Mercury has long been the default bank for non-resident LLC owners, but the landscape is shifting. James Baker tests a new Mercury alternative and breaks down why it might be a better fit for certain business types.
For the past several years, Mercury has been the undisputed champion of banking for non-resident LLC owners. The reasons are straightforward: Mercury accepts applications from non-residents without requiring a US visit, their online application process is streamlined, and their banking platform is modern and developer-friendly. For tech-savvy international entrepreneurs, Mercury felt like a bank built specifically for them.
Mercury's appeal goes beyond just accepting non-residents. Their platform offers features that traditional banks don't — including API access for automated bookkeeping, built-in invoicing, team permissions for multi-member LLCs, and integration with popular accounting software like QuickBooks and Xero. For entrepreneurs running digital businesses, these features are not just nice-to-have — they're essential operational tools.
But Mercury's dominance has also created a single point of failure for thousands of international businesses. When Mercury tightens its compliance requirements — as it has done several times over the past year — the ripple effects are felt across the entire non-resident business community. Account reviews, additional documentation requests, and occasional account freezes have become more common as Mercury scales its compliance operations to match its growing customer base.
In his latest video, James Baker reveals that he's been testing a Mercury alternative with several of his non-resident clients. While the specific bank isn't named in the title, the video walks through the application process, approval timeline, and feature comparison that makes this alternative worth considering.
The key factors that make a Mercury alternative viable for non-residents include: remote account opening (no US visit required), acceptance of foreign passports as primary identification, EIN-based applications (no SSN required), reasonable minimum balance requirements, and modern online banking features. Any bank that checks all of these boxes is worth evaluating as either a primary or backup banking relationship.
Relay Financial is one alternative that has gained traction among non-resident LLC owners.
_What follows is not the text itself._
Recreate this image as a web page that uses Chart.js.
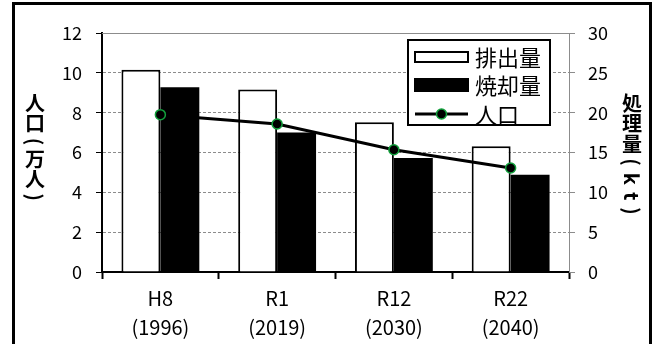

Relay offers free business checking with no minimum balance, automatic profit-first accounting through multiple sub-accounts, and a straightforward application process for EIN-holding LLCs. Their approval rates for non-residents have been competitive with Mercury's, and their customer support has received positive reviews from the international founder community.
Bluevine is another option, though their non-resident acceptance has been more inconsistent. Bluevine offers interest-bearing business checking (currently up to 2.0% APY on balances up to $250,000), which is a significant advantage over Mercury's non-interest-bearing accounts. However, their compliance requirements for non-residents can be more stringent, and approval is not guaranteed.
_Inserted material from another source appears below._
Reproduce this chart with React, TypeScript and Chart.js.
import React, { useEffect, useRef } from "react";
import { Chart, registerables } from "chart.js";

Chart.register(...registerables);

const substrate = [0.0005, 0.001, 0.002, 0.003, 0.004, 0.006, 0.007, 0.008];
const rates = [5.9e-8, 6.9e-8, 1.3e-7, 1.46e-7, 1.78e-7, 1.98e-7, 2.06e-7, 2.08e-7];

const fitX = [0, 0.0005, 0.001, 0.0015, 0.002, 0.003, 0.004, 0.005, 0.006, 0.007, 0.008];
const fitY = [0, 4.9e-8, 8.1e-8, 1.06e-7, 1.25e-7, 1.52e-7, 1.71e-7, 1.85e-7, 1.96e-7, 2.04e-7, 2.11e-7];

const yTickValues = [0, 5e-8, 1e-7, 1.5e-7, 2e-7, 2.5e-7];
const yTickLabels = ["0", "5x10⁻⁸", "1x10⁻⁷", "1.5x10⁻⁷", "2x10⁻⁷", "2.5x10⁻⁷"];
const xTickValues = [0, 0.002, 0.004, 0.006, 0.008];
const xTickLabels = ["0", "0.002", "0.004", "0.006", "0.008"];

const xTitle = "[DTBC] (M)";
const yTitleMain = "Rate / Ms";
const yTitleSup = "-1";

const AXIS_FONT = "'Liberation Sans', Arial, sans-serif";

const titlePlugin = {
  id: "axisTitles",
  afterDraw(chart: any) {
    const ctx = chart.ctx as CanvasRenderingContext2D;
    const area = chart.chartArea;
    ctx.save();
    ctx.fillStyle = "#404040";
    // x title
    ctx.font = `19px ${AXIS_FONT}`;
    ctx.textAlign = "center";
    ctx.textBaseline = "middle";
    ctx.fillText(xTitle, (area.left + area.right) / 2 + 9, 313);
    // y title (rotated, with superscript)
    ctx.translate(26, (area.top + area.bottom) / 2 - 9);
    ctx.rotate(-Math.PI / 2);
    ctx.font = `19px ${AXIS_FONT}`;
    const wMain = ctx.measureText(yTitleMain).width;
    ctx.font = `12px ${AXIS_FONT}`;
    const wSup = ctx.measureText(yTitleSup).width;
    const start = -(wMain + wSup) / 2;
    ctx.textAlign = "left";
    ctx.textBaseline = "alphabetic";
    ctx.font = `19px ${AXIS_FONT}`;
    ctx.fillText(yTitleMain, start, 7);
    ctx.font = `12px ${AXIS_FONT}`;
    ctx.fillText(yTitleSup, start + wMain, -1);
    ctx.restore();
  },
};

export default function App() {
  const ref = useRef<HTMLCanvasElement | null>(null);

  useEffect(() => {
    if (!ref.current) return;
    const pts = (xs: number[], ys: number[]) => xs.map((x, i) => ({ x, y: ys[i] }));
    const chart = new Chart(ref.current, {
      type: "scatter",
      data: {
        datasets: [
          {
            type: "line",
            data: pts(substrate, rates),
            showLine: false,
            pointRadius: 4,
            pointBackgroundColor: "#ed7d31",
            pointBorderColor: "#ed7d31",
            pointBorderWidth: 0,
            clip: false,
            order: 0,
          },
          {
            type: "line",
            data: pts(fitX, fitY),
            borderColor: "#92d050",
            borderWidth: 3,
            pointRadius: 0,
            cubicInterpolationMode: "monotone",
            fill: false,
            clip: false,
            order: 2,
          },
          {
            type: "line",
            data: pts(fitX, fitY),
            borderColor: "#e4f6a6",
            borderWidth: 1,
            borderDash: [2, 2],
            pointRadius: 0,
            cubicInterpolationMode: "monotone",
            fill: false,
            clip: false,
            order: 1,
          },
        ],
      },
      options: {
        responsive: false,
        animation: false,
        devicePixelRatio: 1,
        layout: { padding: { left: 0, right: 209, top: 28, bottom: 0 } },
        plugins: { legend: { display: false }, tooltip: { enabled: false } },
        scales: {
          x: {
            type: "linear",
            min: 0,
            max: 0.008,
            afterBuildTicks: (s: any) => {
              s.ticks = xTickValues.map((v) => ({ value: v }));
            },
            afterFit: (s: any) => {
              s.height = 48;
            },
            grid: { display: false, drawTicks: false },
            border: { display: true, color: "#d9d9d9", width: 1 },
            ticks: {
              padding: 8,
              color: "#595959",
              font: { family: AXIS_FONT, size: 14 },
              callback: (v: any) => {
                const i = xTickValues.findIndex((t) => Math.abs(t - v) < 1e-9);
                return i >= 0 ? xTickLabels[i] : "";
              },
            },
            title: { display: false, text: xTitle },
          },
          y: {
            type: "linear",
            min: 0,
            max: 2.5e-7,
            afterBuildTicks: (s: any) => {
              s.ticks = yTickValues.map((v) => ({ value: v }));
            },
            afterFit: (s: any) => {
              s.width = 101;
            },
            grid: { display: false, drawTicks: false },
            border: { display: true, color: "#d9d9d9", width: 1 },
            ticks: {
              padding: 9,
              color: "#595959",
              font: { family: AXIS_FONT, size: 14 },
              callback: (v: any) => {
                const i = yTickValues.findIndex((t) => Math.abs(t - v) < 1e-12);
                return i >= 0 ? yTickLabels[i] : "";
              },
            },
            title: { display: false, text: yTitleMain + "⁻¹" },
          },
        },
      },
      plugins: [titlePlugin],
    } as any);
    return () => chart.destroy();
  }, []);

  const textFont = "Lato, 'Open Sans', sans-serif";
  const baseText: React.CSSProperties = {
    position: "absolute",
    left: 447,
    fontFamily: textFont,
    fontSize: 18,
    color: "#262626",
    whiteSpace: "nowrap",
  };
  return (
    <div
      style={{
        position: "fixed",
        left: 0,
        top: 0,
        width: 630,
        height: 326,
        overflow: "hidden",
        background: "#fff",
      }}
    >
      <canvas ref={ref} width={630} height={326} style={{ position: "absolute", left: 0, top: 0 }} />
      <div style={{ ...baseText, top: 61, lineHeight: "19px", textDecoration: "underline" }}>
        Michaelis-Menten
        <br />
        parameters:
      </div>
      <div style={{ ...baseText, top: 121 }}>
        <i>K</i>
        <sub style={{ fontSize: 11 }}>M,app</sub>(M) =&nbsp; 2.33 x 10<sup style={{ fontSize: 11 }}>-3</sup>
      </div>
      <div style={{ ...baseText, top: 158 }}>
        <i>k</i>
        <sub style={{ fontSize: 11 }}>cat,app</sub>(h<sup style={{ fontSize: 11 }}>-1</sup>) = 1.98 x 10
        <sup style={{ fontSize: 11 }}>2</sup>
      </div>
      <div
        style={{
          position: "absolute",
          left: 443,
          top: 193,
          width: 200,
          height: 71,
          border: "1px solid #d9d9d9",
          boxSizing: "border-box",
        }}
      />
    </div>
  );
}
The most important lesson from the evolving banking landscape is that no non-resident entrepreneur should rely on a single bank account. A multi-bank strategy provides redundancy, ensures continuity of operations if one account is restricted, and can even offer financial advantages through different account features.
A practical multi-bank strategy for non-resident LLC owners might look like this: Mercury as the primary operating account (for its API integrations and developer tools), Relay as a secondary account (for its profit-first sub-accounts and free transfers), and Wise Business as an international payments hub (for its multi-currency capabilities and competitive exchange rates). This three-account structure covers domestic operations, financial management, and international transactions.
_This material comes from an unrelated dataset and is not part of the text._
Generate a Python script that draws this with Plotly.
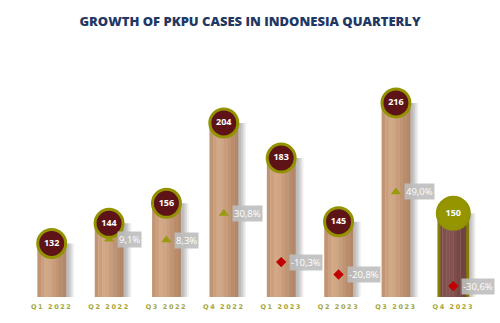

When setting up multiple accounts, ensure that each account is properly documented in your LLC's records. Your Operating Agreement should authorize the opening of bank accounts, and your bookkeeping system should track transactions across all accounts. Having multiple accounts does not mean having disorganized finances — in fact, it should improve your financial organization by separating different types of transactions.
Also consider the practical implications for your payment processors. Stripe, PayPal, and other processors typically link to a single bank account for payouts. If your primary account is ever restricted, you'll need to quickly update your payout settings to a backup account. Having a backup account already established and verified makes this transition seamless rather than disruptive.
Not all banks are created equal when it comes to serving non-resident LLC owners. When evaluating a potential banking relationship, consider these factors beyond just whether they accept non-residents.
First, examine their compliance track record. Banks that have recently undergone regulatory actions or consent orders may be tightening their requirements, which could affect non-resident accounts. Banks with stable regulatory relationships are more likely to maintain consistent policies toward non-resident clients.
Second, evaluate their technology platform. In 2026, there's no reason to accept a banking experience that requires phone calls or branch visits for routine transactions. Look for banks with robust online platforms, mobile apps, API access, and integration with your existing business tools.
Third, understand their fee structure completely. Some banks offer free checking but charge for wire transfers, ACH transactions, or international payments. Others charge monthly fees but include unlimited transactions. Calculate your expected monthly banking costs based on your actual transaction patterns, not just the headline fee.
Fourth, assess their customer support for international clients. Time zone differences, language barriers, and the complexity of non-resident documentation mean that customer support quality is especially important. Look for banks that offer chat or email support (rather than phone-only) and that have experience handling non-resident inquiries.
Finally, consider the bank's long-term viability. Fintech banks operate in a competitive market, and not all of them will survive. Choosing a well-funded bank with a sustainable business model reduces the risk that you'll need to find yet another banking alternative in the future.